Remember that even stock brokerage trading accounts are making money on each and every transaction. And IRA trading accounts are usually providing you access to only those investment options that they make the best fees… not necessarily the best investments for you, but certainly the best products for their bottom line.
And these fees eat at your investment returns. From the SEC website, if you were to invest $100,000 over 20 years with a 4% return and just a 1% fee, you would have about $180,000 at the end of the period. If you invested with only a .25% fee, you would have about $210,000 at the end of 20 years.

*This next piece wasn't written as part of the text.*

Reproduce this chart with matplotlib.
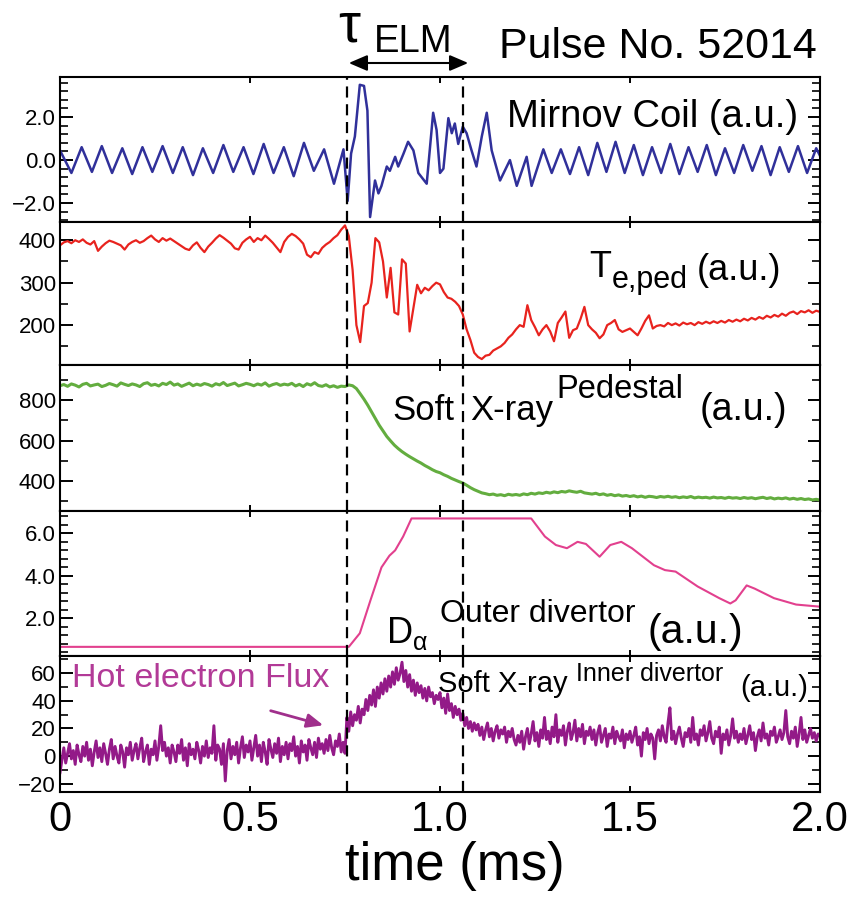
import numpy as np
import matplotlib
matplotlib.use("Agg")
import matplotlib.pyplot as plt
from matplotlib.ticker import MultipleLocator
from matplotlib.patches import FancyArrowPatch

plt.rcParams['font.family'] = ['Liberation Sans', 'DejaVu Sans']

W, H = 850, 905

# Mirnov coil, turning points (ms, a.u.)
mirnov_t = [0.000, 0.030, 0.057, 0.084, 0.110, 0.137, 0.164, 0.190, 0.217, 0.243,
            0.270, 0.297, 0.323, 0.350, 0.376, 0.403, 0.430, 0.456, 0.483, 0.509,
            0.536, 0.562, 0.589, 0.615, 0.642, 0.668, 0.695, 0.721, 0.746, 0.757,
            0.766, 0.776, 0.789, 0.800, 0.809, 0.816, 0.829, 0.838, 0.846, 0.860,
            0.868, 0.882, 0.890, 0.904, 0.916, 0.930, 0.943, 0.965, 0.982, 0.991,
            1.000, 1.009, 1.022, 1.031, 1.039, 1.048, 1.060, 1.070, 1.083, 1.096,
            1.110, 1.123, 1.136, 1.158, 1.184, 1.202, 1.228, 1.241, 1.272, 1.294,
            1.318, 1.342, 1.366, 1.390, 1.414, 1.438, 1.462, 1.486, 1.510, 1.534,
            1.558, 1.582, 1.606, 1.630, 1.654, 1.678, 1.702, 1.726, 1.750, 1.774,
            1.798, 1.822, 1.846, 1.870, 1.894, 1.918, 1.942, 1.966, 1.990, 2.000]
mirnov_v = [0.45, -0.60, 0.60, -0.55, 0.65, -0.60, 0.55, -0.65, 0.60, -0.55,
            0.65, -0.60, 0.60, -0.70, 0.55, -0.60, 0.70, -0.55, 0.60, -0.65,
            0.75, -0.60, 0.60, -0.75, 0.80, -0.50, 0.50, -1.10, 0.50, -1.90,
            0.30, 1.10, 3.50, 3.45, 2.30, -2.65, -0.95, -1.55, -1.20, -0.30,
            -0.50, 0.15, -0.30, 0.30, 0.85, 0.45, -0.60, -1.10, 2.20, 1.40,
            -0.60, -0.40, 1.95, 1.25, 1.70, 0.75, 1.55, 1.25, 0.45, -0.30,
            1.10, 2.20, 0.45, -0.95, 0.00, -1.20, 0.15, -1.20, 0.50, -0.60,
            0.50, -0.65, 0.60, -0.70, 0.80, -0.55, 0.85, -0.60, 0.70, -0.70,
            0.60, -0.60, 0.75, -0.65, 0.60, -0.55, 0.70, -0.70, 0.55, -0.60,
            0.70, -0.50, 0.65, -0.70, 0.60, -0.55, 0.65, -0.60, 0.55, 0.20]

# pedestal electron temperature, every 0.01 ms
te_ped = [388, 395, 398, 393, 400, 396, 402, 394, 390, 398,
          375, 385, 393, 399, 396, 392, 388, 378, 390, 396,
          400, 394, 398, 405, 411, 402, 396, 405, 399, 404,
          398, 392, 386, 380, 377, 388, 395, 382, 372, 385,
          394, 404, 412, 406, 399, 392, 381, 378, 394, 402,
          408, 396, 405, 400, 411, 403, 394, 383, 372, 396,
          408, 415, 410, 402, 392, 366, 360, 372, 368, 382,
          390, 396, 405, 412, 425, 435, 410, 330, 200, 160,
          245, 252, 300, 405, 395, 350, 265, 335, 230, 225,
          355, 345, 185, 240, 295, 275, 288, 282, 292, 300,
          296, 278, 265, 262, 255, 245, 225, 190, 165, 135,
          125, 120, 128, 130, 140, 145, 150, 158, 170, 178,
          190, 200, 196, 247, 212, 195, 176, 190, 200, 185,
          162, 205, 218, 232, 170, 188, 192, 215, 243, 200,
          190, 182, 169, 178, 200, 205, 212, 190, 184, 188,
          192, 184, 176, 192, 210, 223, 192, 198, 200, 197,
          205, 200, 204, 199, 206, 202, 205, 200, 207, 203,
          208, 204, 209, 205, 210, 206, 212, 208, 213, 209,
          215, 211, 217, 213, 219, 215, 222, 218, 224, 220,
          227, 222, 229, 232, 226, 233, 230, 235, 229, 234,
          231]

# pedestal soft X-ray, every 0.01 ms
sxr_ped = [872, 878, 869, 881, 875, 866, 879, 884, 871, 876,
           880, 868, 874, 883, 877, 870, 886, 879, 873, 881,
           876, 868, 882, 887, 874, 879, 871, 884, 878, 890,
           875, 881, 869, 877, 885, 872, 880, 874, 883, 878,
           870, 882, 876, 888, 873, 879, 885, 871, 877, 884,
           879, 872, 881, 875, 886, 870, 878, 883, 874, 880,
           876, 884, 871, 879, 868, 882, 875, 887, 873, 869,
           877, 866, 872, 864, 870, 868, 876, 872, 858, 832,
           805, 775, 742, 710, 676, 648, 620, 598, 577, 560,
           545, 532, 520, 509, 498, 488, 476, 466, 455, 446,
           440, 430, 422, 412, 404, 396, 389, 378, 366, 356,
           348, 340, 336, 331, 334, 328, 331, 326, 333, 329,
           332, 328, 335, 331, 338, 334, 340, 337, 343, 339,
           345, 341, 347, 344, 350, 346, 343, 348, 340, 337,
           334, 338, 331, 335, 328, 332, 326, 330, 324, 327,
           322, 326, 320, 324, 318, 323, 321, 317, 322, 319,
           323, 318, 321, 316, 320, 317, 322, 315, 319, 316,
           318, 314, 319, 315, 317, 313, 318, 314, 316, 312,
           317, 313, 316, 311, 315, 318, 312, 316, 310, 314,
           311, 315, 309, 313, 308, 312, 307, 310, 305, 308,
           304]

# outer divertor D-alpha (saturated at the top)
dalpha_t = [0.0, 0.76, 0.789, 0.817, 0.846, 0.867, 0.882, 0.903, 0.925, 1.24,
            1.276, 1.305, 1.334, 1.362, 1.384, 1.42, 1.448, 1.477, 1.505, 1.563,
            1.592, 1.62, 1.678, 1.735, 1.764, 1.778, 1.807, 1.828, 1.879, 1.937, 2.0]
dalpha_v = [0.66, 0.66, 1.3, 2.85, 4.4, 4.95, 5.2, 5.85, 6.7, 6.7,
            5.85, 5.45, 5.3, 5.6, 5.5, 4.9, 5.45, 5.6, 5.3, 4.5,
            4.27, 4.2, 3.5, 2.95, 2.7, 2.85, 3.55, 3.4, 2.95, 2.65, 2.55]

# inner divertor soft X-ray, every 0.005 ms
hot_flux = [-12, -3, 6, -5, 2, 9, -2, 4, -6, 8, 1, -4, 7, 0, 10, -3, 5, -7, 3, 11,
            -1, 6, -4, 9, 2, -6, 5, 12, -2, 7, 0, -5, 8, 3, -8, 6, 1, 10, -3, 4,
            9, -2, 6, 13, -4, 3, 8, -6, 5, 1, 11, -3, 7, 22, 4, 10, 0, 6, -5, 8,
            3, -4, 8, 2, 12, -3, 6, -7, 9, 1, 5, -2, 10, 4, -5, 7, 0, 11, -1, 6,
            2, 22, -3, 8, 5, -6, 9, -18, 4, 12, -2, 7, 1, 10, -5, 6, 14, -1, 8, 3,
            11, -3, 6, 15, 0, 8, -4, 10, 3, -6, 12, 5, -1, 9, 2, 13, -4, 7, 1, 10,
            -2, 9, 4, 14, 0, 7, -5, 11, 3, 8, -3, 12, 6, 1, 10, -1, 13, 5, 9, 2,
            12, 4, 15, 6, 1, 11, 7, 16, 3, 10, 2, 28, 18, 32, 22, 30, 26, 36, 24, 34,
            30, 41, 33, 44, 37, 48, 36, 50, 42, 53, 45, 56, 47, 58, 50, 61, 52, 64, 55, 60,
            68, 54, 62, 50, 59, 47, 55, 44, 53, 46, 51, 42, 49, 40, 50, 43, 46, 38, 44, 41,
            46, 35, 42, 31, 45, 33, 38, 28, 36, 30, 34, 26, 31, 22, 28, 20, 25, 18, 24, 19,
            23, 15, 21, 12, 19, 24, 14, 20, 11, 18, 22, 13, 19, 16, 21, 10, 18, 14, 20, 12,
            8, 15, 10, 18, 5, 14, 20, 9, 16, 25, 11, 17, 7, 19, 13, 28, 12, 18, 9, 21,
            14, 30, 10, 19, 15, 22, 8, 18, 24, 12, 17, 26, 11, 20, 14, 23, 9, 18, 15, 21,
            12, 19, 8, 17, 22, 10, 15, 20, 7, 16, 13, 21, 9, 18, 14, 11, 19, 6, 16, 12,
            18, 10, 15, 21, 8, 14, 0, 17, 12, 20, 9, 16, 13, -2, 15, 19, 11, 22, 14, 10,
            24, 35, 12, 18, 9, 16, 21, 13, 7, 17, 14, 20, 10, 28, 12, 16, 8, 19, 15, 22,
            11, 17, 25, 13, 9, 18, 14, 21, 2, 16, 12, 19, 8, 15, 27, 13, 18, 10, 16, 12,
            20, 9, 15, 22, 12, 17, 4, 14, 19, 11, 24, 13, 16, 8, 18, 15, 21, 10, 14, 19,
            12, 17, 33, 14, 9, 18, 13, 21, 7, 16, 28, 12, 19, 10, 15, 20, 13, 17, 11, 16,
            15]

elm_start, elm_end = 0.756, 1.06
x_ticks = [0, 0.5, 1.0, 1.5, 2.0]
x_ticklabels = ["0", "0.5", "1.0", "1.5", "2.0"]


def px(x, y):
    # pixel position -> figure fraction
    return x / W, 1 - y / H


fig = plt.figure(figsize=(W / 100, H / 100), dpi=100)

edges = [77.5, 222, 365, 511, 656, 792]
axes = []
for top, bot in zip(edges[:-1], edges[1:]):
    ax = fig.add_axes([60 / W, 1 - bot / H, 760 / W, (bot - top) / H])
    ax.set_xlim(0, 2.0)
    ax.set_xticks(x_ticks)
    ax.tick_params(axis='x', which='both', direction='in', top=True, bottom=True,
                   length=4.5, width=1.4, labelbottom=False)
    ax.tick_params(axis='y', which='major', direction='in', left=True, right=True,
                   length=9, width=1.4, labelsize=16, pad=3)
    ax.tick_params(axis='y', which='minor', direction='in', left=True, right=True,
                   length=5.5, width=1.2)
    for s in ax.spines.values():
        s.set_linewidth(1.5)
    for t in (elm_start, elm_end):
        ax.axvline(t, color='k', lw=1.6, ls=(0, (5, 3)), zorder=3)
    axes.append(ax)
ax1, ax2, ax3, ax4, ax5 = axes

# Mirnov coil
ax1.plot(mirnov_t, mirnov_v, color='#30309a', lw=1.8, solid_joinstyle='round')
ax1.set_ylim(-2.88, 3.84)
ax1.set_yticks([-2, 0, 2], ["\u22122.0", "0.0", "2.0"])
ax1.yaxis.set_minor_locator(MultipleLocator(0.4))

# Te,ped
t_te = np.linspace(0, 2.0, len(te_ped))
ax2.plot(t_te, te_ped, color='#e8231e', lw=1.6, solid_joinstyle='round')
ax2.set_ylim(106, 443)
ax2.set_yticks([200, 300, 400])
ax2.yaxis.set_minor_locator(MultipleLocator(50))

# pedestal soft X-ray
t_sxr = np.linspace(0, 2.0, len(sxr_ped))
ax3.plot(t_sxr, sxr_ped, color='#63ad3f', lw=2.2)
ax3.set_ylim(250, 975)
ax3.set_yticks([400, 600, 800])
ax3.yaxis.set_minor_locator(MultipleLocator(100))

# D-alpha
ax4.plot(dalpha_t, dalpha_v, color='#e2408e', lw=1.5)
ax4.set_ylim(0.23, 7.05)
ax4.set_yticks([2, 4, 6], ["2.0", "4.0", "6.0"])
ax4.yaxis.set_minor_locator(MultipleLocator(0.4))

# hot electron flux
t_hot = np.linspace(0, 2.0, len(hot_flux))
ax5.plot(t_hot, hot_flux, color='#931a88', lw=2.1)
ax5.set_ylim(-26, 72.5)
ax5.set_yticks([-20, 0, 20, 40, 60], ["\u221220", "0", "20", "40", "60"])
ax5.yaxis.set_minor_locator(MultipleLocator(10))
ax5.tick_params(axis='x', labelbottom=True, labelsize=30, pad=6)
ax5.set_xticklabels(x_ticklabels)

fig.text(*px(455, 880), "time (ms)", fontsize=38, ha='center', va='baseline')

# header: ELM duration and pulse number
fig.text(*px(338, 42), "\u03c4", fontsize=40, va='baseline')
fig.text(*px(374, 52), "ELM", fontsize=27.5, va='baseline')
fig.add_artist(FancyArrowPatch(px(346, 63), px(471, 63), transform=fig.transFigure,
                               arrowstyle='<|-|>,head_length=0.7,head_width=0.3',
                               mutation_scale=16, lw=1.5, color='k'))
fig.text(*px(817, 58), "Pulse No. 52014", fontsize=31, ha='right', va='baseline')

# panel labels
fig.text(*px(798, 127), "Mirnov Coil (a.u.)", fontsize=27.5, ha='right', va='baseline')

fig.text(*px(589, 277), "T", fontsize=26, va='baseline')
fig.text(*px(612, 288), "e,ped", fontsize=22, va='baseline')
fig.text(*px(697, 280), "(a.u.)", fontsize=26, va='baseline')

fig.text(*px(392, 420), "Soft", fontsize=25, va='baseline')
fig.text(*px(470, 420), "X-ray", fontsize=25, va='baseline')
fig.text(*px(556, 398), "Pedestal", fontsize=23.5, va='baseline')
fig.text(*px(700, 420), "(a.u.)", fontsize=27, va='baseline')

fig.text(*px(387, 643), "D", fontsize=26, va='baseline')
fig.text(*px(413, 650), "\u03b1", fontsize=18, va='baseline')
fig.text(*px(440, 622), "Outer divertor", fontsize=23, va='baseline')
fig.text(*px(648, 643), "(a.u.)", fontsize=29.5, va='baseline')

fig.text(*px(72, 687), "Hot electron Flux", fontsize=24.5, color='#b23a97', va='baseline')
fig.add_artist(FancyArrowPatch(px(268, 710), px(326, 726), transform=fig.transFigure,
                               arrowstyle='-|>,head_length=0.7,head_width=0.3',
                               mutation_scale=14, lw=2, color='#a0308c'))
fig.text(*px(438, 692), "Soft X-ray", fontsize=21, va='baseline')
fig.text(*px(576, 681), "Inner divertor", fontsize=18, va='baseline')
fig.text(*px(740, 696), "(a.u.)", fontsize=21, va='baseline')

fig.savefig("out.png", dpi=100)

Top hedge funds often charge a lot more than 1%. Historically, the fee structure for top funds was 2/20. The manager gets 2% of assets under management plus 20% of the performance. Sometimes this performance fee was after a hurdle rate (minimum return based on LIBOR or some other index).
For 2017, the average fee was about 1.65% to management and 18% in incentive fees. For new fund launches, it was 1.49% and 17.5% according to Hedge Fund Research. In any event, the fees for US funds is high compared to the low or no cost trades in crypto.
So, investment advisors hate bitcoin because they can’t make any money on it. Adding insult to injury, Bitcoin’s rise has caused investors to pull money from poorly performing positions with over paid advisors and trade it themselves online.
In fact, Bitcoin and cryptocurrency can be traded anywhere, anytime, and from any country. There’s no reason you need to leave your coins in the United States. You can move then anywhere with the push of a button.
And the same goes for IRAs and retirement accounts. You can get them away from investment advisors and trade them yourself in the US or offshore.
A crypto IRA in the US is traded through a self directed account. Move your retirement dollars away from Scottrade, Vanguard, or Charles Schwab and into a custodian that allows for self directed accounts.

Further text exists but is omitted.